__SHORT TASK__
Write out the data below in full, unchanged, minus the images.

## Begin AVAILABLE DATA

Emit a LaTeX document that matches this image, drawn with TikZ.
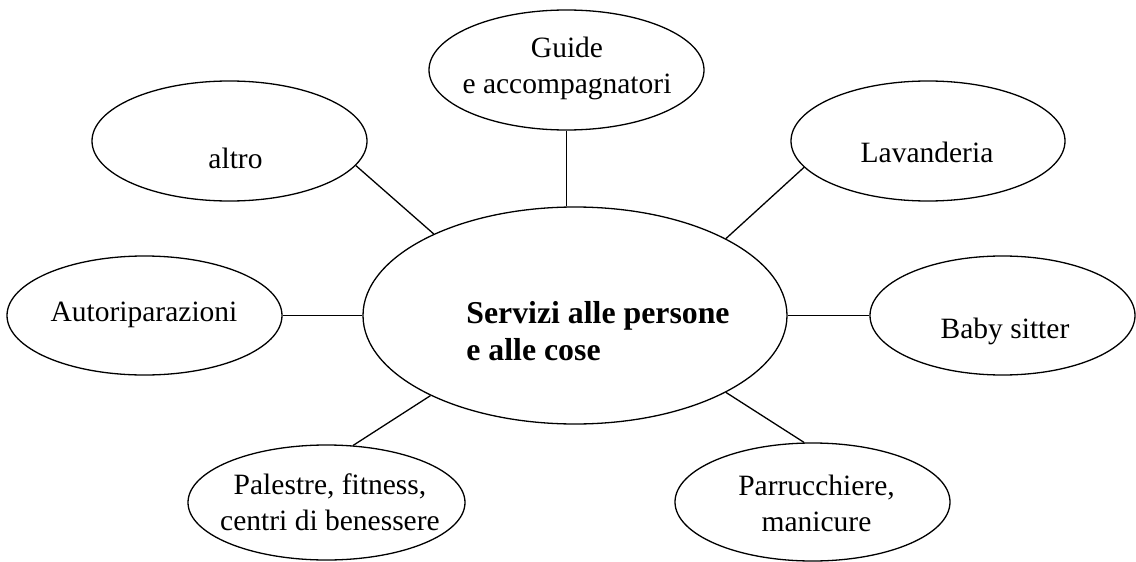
\documentclass[tikz,border=0pt]{standalone}
\usepackage{fontspec}
\setmainfont{Liberation Serif}
\usetikzlibrary{shapes.geometric}
\begin{document}
\begin{tikzpicture}[x=0.5pt,y=-0.5pt,
  bubble/.style={draw,ellipse,line width=0.65pt,inner sep=0pt},
  leaf/.style={font=\fontsize{14.75pt}{17.6pt}\selectfont,align=center,anchor=base,inner sep=0pt},
  hub/.style={font=\fontsize{15.9pt}{18.5pt}\selectfont\bfseries,align=left,anchor=base west,inner sep=0pt},
  link/.style={line width=0.65pt}]
\useasboundingbox (0,0) rectangle (1136,562);

% outer bubbles
\node[bubble,minimum width=137.5pt,minimum height=60pt] (altro) at (229.5,141) {};
\node[bubble,minimum width=137.5pt,minimum height=60pt] (guide) at (566.5,70) {};
\node[bubble,minimum width=137pt,minimum height=60pt] (lav) at (928,141) {};
\node[bubble,minimum width=137.5pt,minimum height=59.5pt] (auto) at (144.5,315.5) {};
\node[bubble,minimum width=132.5pt,minimum height=59.5pt] (baby) at (1002.5,315.5) {};
\node[bubble,minimum width=138.5pt,minimum height=57.5pt] (pal) at (326.5,502.5) {};
\node[bubble,minimum width=137.5pt,minimum height=59pt] (parr) at (812.5,502) {};

% central bubble
\node[bubble,minimum width=212pt,minimum height=108.5pt] (hub) at (575,315.5) {};

% labels (base anchor sits on the last line of each label)
\node[leaf] (altroT) at (235.5,168) {altro};
\node[leaf] (guideT) at (567,93) {Guide\\e accompagnatori};
\node[leaf] (lavT) at (927,162) {Lavanderia};
\node[leaf] (autoT) at (144,321) {Autoriparazioni};
\node[leaf] (babyT) at (1005,338) {Baby sitter};
\node[leaf] (palT) at (330,530) {Palestre, fitness,\\ centri di benessere};
\node[leaf] (parrT) at (816.5,531) {Parrucchiere,\\manicure};
\node[hub] (hubT) at (466,360) {Servizi alle persone\\e alle cose};

% connectors
\draw[link] (altro.-11) -- (hub.150);
\draw[link] (guide.south) -- (guide.south |- hub.north);
\draw[link] (lav.192) -- (hub.27);
\draw[link] (auto.east) -- (hub.west);
\draw[link] (hub.east) -- (baby.west);
\draw[link] (pal.65) -- (hub.209);
\draw[link] (parr.98) -- (hub.-27);
\end{tikzpicture}
\end{document}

## End AVAILABLE DATA

__EXPECTED ANSWER__
Emit a LaTeX document that matches this image, drawn with TikZ.
\documentclass[tikz,border=0pt]{standalone}
\usepackage{fontspec}
\setmainfont{Liberation Serif}
\usetikzlibrary{shapes.geometric}
\begin{document}
\begin{tikzpicture}[x=0.5pt,y=-0.5pt,
  bubble/.style={draw,ellipse,line width=0.65pt,inner sep=0pt},
  leaf/.style={font=\fontsize{14.75pt}{17.6pt}\selectfont,align=center,anchor=base,inner sep=0pt},
  hub/.style={font=\fontsize{15.9pt}{18.5pt}\selectfont\bfseries,align=left,anchor=base west,inner sep=0pt},
  link/.style={line width=0.65pt}]
\useasboundingbox (0,0) rectangle (1136,562);

% outer bubbles
\node[bubble,minimum width=137.5pt,minimum height=60pt] (altro) at (229.5,141) {};
\node[bubble,minimum width=137.5pt,minimum height=60pt] (guide) at (566.5,70) {};
\node[bubble,minimum width=137pt,minimum height=60pt] (lav) at (928,141) {};
\node[bubble,minimum width=137.5pt,minimum height=59.5pt] (auto) at (144.5,315.5) {};
\node[bubble,minimum width=132.5pt,minimum height=59.5pt] (baby) at (1002.5,315.5) {};
\node[bubble,minimum width=138.5pt,minimum height=57.5pt] (pal) at (326.5,502.5) {};
\node[bubble,minimum width=137.5pt,minimum height=59pt] (parr) at (812.5,502) {};

% central bubble
\node[bubble,minimum width=212pt,minimum height=108.5pt] (hub) at (575,315.5) {};

% labels (base anchor sits on the last line of each label)
\node[leaf] (altroT) at (235.5,168) {altro};
\node[leaf] (guideT) at (567,93) {Guide\\e accompagnatori};
\node[leaf] (lavT) at (927,162) {Lavanderia};
\node[leaf] (autoT) at (144,321) {Autoriparazioni};
\node[leaf] (babyT) at (1005,338) {Baby sitter};
\node[leaf] (palT) at (330,530) {Palestre, fitness,\\ centri di benessere};
\node[leaf] (parrT) at (816.5,531) {Parrucchiere,\\manicure};
\node[hub] (hubT) at (466,360) {Servizi alle persone\\e alle cose};

% connectors
\draw[link] (altro.-11) -- (hub.150);
\draw[link] (guide.south) -- (guide.south |- hub.north);
\draw[link] (lav.192) -- (hub.27);
\draw[link] (auto.east) -- (hub.west);
\draw[link] (hub.east) -- (baby.west);
\draw[link] (pal.65) -- (hub.209);
\draw[link] (parr.98) -- (hub.-27);
\end{tikzpicture}
\end{document}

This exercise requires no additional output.